Je ne peux oublier ces autres communautés avec lesquelles je me suis retrouvé dans de nombreux pays étrangers où je suis allé, pour des séjours d’études, des congrès, ou des voyages tout simplement. Chaque fois, souvent avec un ami prêtre lui aussi, nous sommes fait un devoir d’entrer en contact avec des communautés chrétiennes. Le souvenir qui reste présent dans ma mémoire c’est d’avoir découvert partout la présence d’une une Église bien vivante, des disciples du Christ avec qui j’ai participé à des célébrations liturgiques pleines de foi et de prière. Partout je me suis senti chez moi, même si la langue était différente, les rites tout autres que les nôtres.

Si j’en avais le temps, je vous parlerais de ces deux semaines que j’ai vécue au Caire, la capitale de l’Égypte, chez l’Évêque grec-catholique qui m’a fait rencontrer plusieurs groupes de catholiques, très peu nombreux dans ce pays et souvent persécutés. Une célébration eucharistique m’a particulièrement impressionné, c’était avec une communauté chrétienne d’immigrants, des Érythréens, des gens de l’Éthiopie, qui avaient fui leur pays parce que persécutés. J’ai vécu ce soir-là une eucharistie tout à fait différente de la nôtre, mais très belle, très priante, avec de la musique et du chant inhabituels pour moi. Comme j’étais le seul blanc, on est venu me demander de participer à la présentation des offrandes.

Il y a un bon nombre d’années, j’étais en Afrique pour la fête de Noël, plus précisément en Côte d’Ivoire. Un missionnaire m’a demandé si je voulais célébrer l’Eucharistie dans un village de brousse dont je n’ai jamais oublié le nom, Sankadiokro. Ce missionnaire m’a laissé dans ce village où j’étais là aussi le seul blanc. Je parlais en français, deux interprètes traduisaient ce que je disais dans deux langues locales différentes. Après la messe, on m’a fait visiter les malades et ensuite j’ai été reçu dans plusieurs familles.

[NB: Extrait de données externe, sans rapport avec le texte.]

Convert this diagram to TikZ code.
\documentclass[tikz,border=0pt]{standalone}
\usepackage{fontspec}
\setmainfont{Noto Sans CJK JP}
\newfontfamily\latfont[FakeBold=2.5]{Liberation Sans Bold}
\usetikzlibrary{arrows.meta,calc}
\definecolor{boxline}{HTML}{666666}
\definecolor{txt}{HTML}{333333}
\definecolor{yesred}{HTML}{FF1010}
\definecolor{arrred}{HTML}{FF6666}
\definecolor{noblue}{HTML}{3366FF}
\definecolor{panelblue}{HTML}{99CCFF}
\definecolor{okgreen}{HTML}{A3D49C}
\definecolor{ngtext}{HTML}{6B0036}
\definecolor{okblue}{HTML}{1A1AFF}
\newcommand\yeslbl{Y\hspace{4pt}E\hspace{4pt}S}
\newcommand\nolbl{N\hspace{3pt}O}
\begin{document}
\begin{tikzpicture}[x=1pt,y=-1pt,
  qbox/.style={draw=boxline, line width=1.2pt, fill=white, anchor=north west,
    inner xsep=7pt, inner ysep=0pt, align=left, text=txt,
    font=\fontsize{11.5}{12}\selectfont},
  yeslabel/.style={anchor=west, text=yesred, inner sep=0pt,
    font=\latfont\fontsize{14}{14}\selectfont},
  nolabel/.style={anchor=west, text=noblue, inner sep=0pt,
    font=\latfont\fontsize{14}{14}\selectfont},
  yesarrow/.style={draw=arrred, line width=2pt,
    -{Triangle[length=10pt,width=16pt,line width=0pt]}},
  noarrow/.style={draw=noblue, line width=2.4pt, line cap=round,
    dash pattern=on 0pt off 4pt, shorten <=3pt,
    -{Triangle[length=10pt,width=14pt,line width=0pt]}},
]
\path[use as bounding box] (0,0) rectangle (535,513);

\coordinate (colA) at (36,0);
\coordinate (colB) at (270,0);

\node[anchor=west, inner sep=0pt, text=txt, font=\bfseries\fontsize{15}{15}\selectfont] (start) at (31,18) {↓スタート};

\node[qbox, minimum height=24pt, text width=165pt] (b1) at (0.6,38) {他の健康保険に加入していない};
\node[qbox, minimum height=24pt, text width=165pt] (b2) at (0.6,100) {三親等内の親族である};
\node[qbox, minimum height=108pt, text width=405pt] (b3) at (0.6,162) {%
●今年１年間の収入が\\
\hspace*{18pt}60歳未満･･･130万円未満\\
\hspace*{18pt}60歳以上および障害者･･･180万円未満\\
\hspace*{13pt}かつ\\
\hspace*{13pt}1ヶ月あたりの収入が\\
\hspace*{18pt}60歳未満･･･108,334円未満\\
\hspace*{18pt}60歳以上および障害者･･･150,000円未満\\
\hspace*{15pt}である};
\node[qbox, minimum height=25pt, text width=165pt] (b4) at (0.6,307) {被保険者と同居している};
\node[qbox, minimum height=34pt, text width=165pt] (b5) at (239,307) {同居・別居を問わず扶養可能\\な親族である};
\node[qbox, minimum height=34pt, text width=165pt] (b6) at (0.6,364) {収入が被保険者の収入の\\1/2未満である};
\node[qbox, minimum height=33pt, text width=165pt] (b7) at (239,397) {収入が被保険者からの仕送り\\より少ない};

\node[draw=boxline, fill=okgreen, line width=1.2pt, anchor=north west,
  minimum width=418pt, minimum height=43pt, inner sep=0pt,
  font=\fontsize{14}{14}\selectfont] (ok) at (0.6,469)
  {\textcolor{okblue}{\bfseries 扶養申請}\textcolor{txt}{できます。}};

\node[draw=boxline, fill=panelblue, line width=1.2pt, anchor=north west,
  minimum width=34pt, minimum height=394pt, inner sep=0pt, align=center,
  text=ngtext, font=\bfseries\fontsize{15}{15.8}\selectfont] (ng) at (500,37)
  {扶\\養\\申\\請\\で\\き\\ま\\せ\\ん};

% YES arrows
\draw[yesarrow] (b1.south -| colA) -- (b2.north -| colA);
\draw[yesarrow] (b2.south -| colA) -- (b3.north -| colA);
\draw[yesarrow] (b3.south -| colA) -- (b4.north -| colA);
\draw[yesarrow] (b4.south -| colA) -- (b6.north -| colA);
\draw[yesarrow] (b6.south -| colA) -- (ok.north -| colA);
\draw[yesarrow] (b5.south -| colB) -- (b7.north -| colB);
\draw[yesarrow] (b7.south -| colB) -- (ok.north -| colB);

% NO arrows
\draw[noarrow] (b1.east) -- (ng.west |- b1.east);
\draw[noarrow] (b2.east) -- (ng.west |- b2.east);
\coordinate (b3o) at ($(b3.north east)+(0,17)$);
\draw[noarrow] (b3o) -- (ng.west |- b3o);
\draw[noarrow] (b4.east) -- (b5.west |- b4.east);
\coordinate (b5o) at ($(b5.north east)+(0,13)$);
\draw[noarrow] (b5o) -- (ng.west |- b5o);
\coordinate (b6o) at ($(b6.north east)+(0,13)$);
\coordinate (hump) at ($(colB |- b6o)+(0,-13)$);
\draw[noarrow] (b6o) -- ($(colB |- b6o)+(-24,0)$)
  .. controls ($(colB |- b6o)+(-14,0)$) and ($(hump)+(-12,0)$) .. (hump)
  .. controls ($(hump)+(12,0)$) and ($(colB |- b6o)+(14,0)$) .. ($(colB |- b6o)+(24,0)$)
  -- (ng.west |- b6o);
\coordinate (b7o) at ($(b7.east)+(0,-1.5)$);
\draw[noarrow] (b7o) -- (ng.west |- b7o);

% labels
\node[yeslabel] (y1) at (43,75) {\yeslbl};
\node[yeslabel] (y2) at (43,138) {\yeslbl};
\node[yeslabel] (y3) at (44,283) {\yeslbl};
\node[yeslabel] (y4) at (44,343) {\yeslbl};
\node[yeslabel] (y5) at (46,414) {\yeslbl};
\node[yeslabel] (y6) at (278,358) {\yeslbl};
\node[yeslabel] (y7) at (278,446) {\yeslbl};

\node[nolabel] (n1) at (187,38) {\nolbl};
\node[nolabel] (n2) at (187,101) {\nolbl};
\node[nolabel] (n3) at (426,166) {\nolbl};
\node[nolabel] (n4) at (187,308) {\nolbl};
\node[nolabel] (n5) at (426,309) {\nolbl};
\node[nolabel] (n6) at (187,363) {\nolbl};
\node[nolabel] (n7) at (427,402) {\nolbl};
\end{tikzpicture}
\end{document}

Lors d’un voyage en Russie, avant la chute du communisme, nous nous sommes arrêtés dans la petite ville de Novgorod où on peut voir plus d’une dizaine d’églises. Mon ami et moi nous sommes levés très tôt et avons cherché une église qui serait ouverte. De fait nous en avons trouvé une et nous sommes entrés. De nombreuses personnes y priaient, mais uniquement des grands-mères avec des petits-enfants.  Je me suis rappelé ce que j’avais lu dans une revue où un journaliste racontait son enquête sur la religion en pays communiste. Il terminait en écrivant : Il ne faut pas craindre pour l’avenir de la religion en URSS, elle est dans le cœur et entre les mains des grands-mamans et des petits-enfants. Ça m’est apparu tellement vrai dans cette petite église de Novgorod.

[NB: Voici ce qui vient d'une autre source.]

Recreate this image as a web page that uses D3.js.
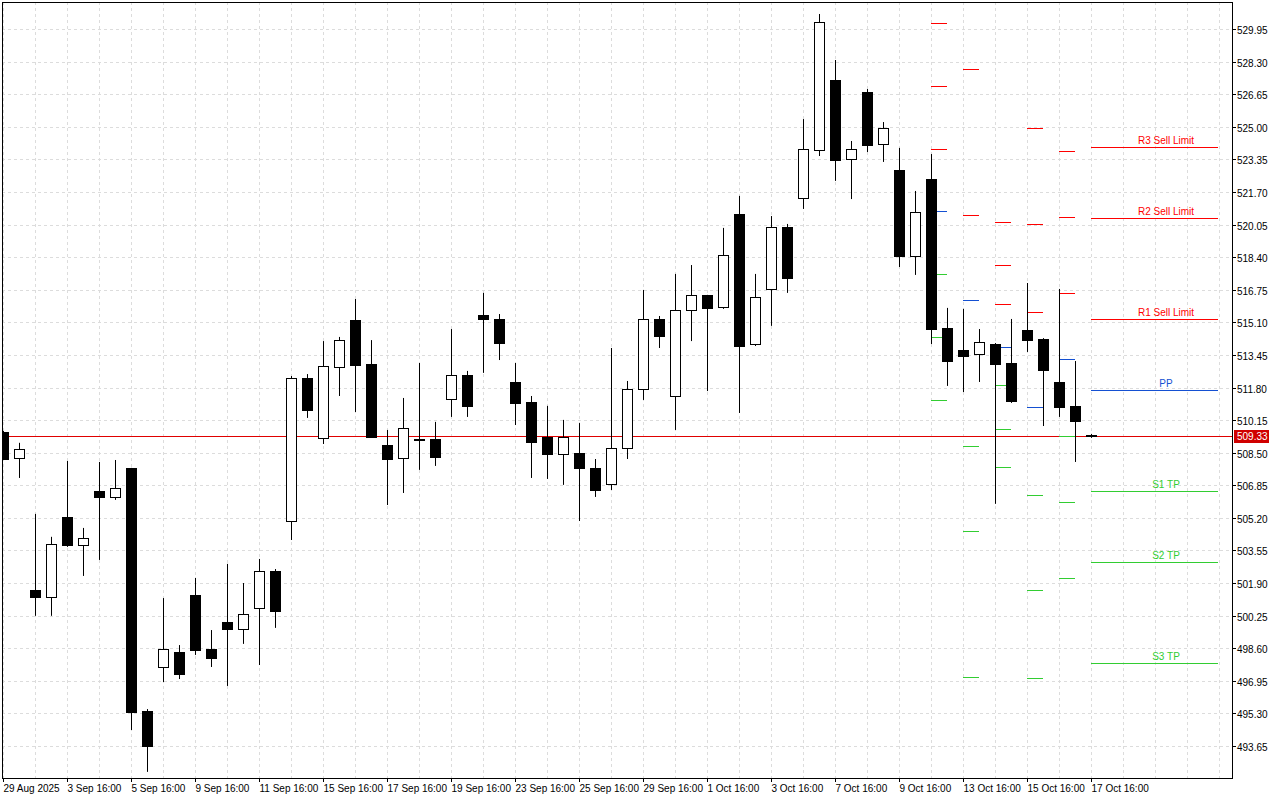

Je pourrais vous raconter beaucoup d’autres expériences vécues avec des communautés chrétiennes de différentes cultures, de différents rites, des communautés accueillantes, où chaque fois je me suis senti chez moi. Si je vous raconte cela, c’est parce que j’ai le sentiment d’avoir découvert chez tellement de chrétiens le vrai visage de l’Église catholique, l’Église du Christ, du peuple chrétien. J’ai ainsi appris que l’Église n’est pas d’abord une grande et importante organisation, une institution internationale, L’Église, ce sont d’abord ces communautés de disciples de Jésus présentes partout dans le monde, souvent isolées, pauvres, persécutées même. Et aussi des communautés chrétiennes comme les nôtres ici au Québec. Chacune de ces communautés est présence de l’Église du Christ dans son coin de pays.

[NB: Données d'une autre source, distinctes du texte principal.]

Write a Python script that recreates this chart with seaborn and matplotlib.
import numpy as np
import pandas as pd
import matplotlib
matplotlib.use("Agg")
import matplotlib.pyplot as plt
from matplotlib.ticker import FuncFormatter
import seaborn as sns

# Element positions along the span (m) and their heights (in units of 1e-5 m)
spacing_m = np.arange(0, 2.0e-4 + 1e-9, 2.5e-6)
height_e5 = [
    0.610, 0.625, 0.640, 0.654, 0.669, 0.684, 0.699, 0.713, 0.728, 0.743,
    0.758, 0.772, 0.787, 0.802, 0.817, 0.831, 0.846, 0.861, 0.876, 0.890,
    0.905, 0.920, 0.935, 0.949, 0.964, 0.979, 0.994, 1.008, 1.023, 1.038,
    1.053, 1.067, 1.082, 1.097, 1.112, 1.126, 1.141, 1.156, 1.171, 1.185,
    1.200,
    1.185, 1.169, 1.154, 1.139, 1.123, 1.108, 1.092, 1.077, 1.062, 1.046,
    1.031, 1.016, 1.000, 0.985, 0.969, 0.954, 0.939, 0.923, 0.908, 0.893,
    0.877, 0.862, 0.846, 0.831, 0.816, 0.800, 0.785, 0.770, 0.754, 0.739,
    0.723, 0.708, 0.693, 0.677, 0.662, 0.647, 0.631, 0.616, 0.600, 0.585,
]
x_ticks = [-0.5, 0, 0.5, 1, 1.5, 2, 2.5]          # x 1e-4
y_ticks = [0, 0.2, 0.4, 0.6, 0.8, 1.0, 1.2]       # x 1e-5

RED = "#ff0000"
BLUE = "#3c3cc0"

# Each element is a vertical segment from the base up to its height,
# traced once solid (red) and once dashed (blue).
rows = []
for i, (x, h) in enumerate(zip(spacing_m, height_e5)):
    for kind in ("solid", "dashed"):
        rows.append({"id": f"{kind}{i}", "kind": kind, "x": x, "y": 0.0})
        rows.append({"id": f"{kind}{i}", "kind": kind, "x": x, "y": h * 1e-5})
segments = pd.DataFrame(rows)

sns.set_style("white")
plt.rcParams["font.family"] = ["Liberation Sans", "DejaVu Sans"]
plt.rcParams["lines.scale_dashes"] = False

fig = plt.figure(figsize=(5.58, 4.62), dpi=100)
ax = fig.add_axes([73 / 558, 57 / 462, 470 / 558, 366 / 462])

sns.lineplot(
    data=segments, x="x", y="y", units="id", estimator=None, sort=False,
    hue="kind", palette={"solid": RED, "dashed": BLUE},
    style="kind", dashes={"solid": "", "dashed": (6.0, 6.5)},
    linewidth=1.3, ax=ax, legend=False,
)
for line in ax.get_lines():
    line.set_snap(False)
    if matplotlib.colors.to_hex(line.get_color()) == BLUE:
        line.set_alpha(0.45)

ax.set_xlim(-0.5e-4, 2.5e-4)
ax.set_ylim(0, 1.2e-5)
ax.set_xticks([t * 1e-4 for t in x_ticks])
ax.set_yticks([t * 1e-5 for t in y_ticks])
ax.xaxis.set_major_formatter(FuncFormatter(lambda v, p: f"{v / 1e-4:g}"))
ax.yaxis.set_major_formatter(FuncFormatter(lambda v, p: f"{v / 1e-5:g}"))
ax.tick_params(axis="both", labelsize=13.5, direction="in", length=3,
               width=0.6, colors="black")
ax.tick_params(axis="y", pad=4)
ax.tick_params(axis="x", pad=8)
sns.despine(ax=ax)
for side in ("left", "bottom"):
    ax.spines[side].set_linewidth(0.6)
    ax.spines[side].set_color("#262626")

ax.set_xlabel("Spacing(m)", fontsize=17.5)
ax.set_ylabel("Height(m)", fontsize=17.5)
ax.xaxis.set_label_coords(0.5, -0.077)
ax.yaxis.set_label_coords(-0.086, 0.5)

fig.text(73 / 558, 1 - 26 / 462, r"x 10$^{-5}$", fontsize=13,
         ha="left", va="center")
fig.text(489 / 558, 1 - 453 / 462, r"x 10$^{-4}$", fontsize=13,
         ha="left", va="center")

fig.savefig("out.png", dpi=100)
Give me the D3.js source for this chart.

Peut-être est-il bon de se redire comment l‘Église a pris naissance dans ce coin du monde où nous vivons. Quand Samuel de Champlain a fondé la ville de Québec, en 1608, il y avait déjà ici une communauté chrétienne, des hommes surtout, mais aussi des femmes, venus de France, qui vivaient leur foi. Il faudra attendre 1647 avant qu’on y établisse une paroisse, Notre-Dame- de-la-Paix, notre paroisse, en ce lieu où nous sommes, ou on a construit une première église.

Mgr de Laval n’arrivera qu’en 1659 et ce qu’il s’empressera de faire, c’est de se rendre visiter chacune des communautés chrétiennes de son vicariat apostolique, depuis Tadoussac jusqu’à Montréal. L’Église existait déjà. Elle était là bien vivante. La présence d’un évêque et de prêtres fera qu’elle deviendra un diocèse en 1674.

L’Église du Christ, notre Église catholique, c’est d’abord chacune des communautés de disciples du Seigneur, et tout particulièrement quand elle se rassemble pour l’Eucharistie dominicale. Il se peut que nous soyons tristes devant ce que notre Église vit présentement au Québec. Mats tant qu’il y aura des disciples de Jésus ressuscité qui se rassembleront pour faire mémoire de lui le dimanche et être ses témoins tout au long de la semaine, l’Église sera bien vivante, comme l’étaient les modestes Églises de Jérusalem, de Thessalonique, d’Éphèse et même de Rome au cours du premier siècle.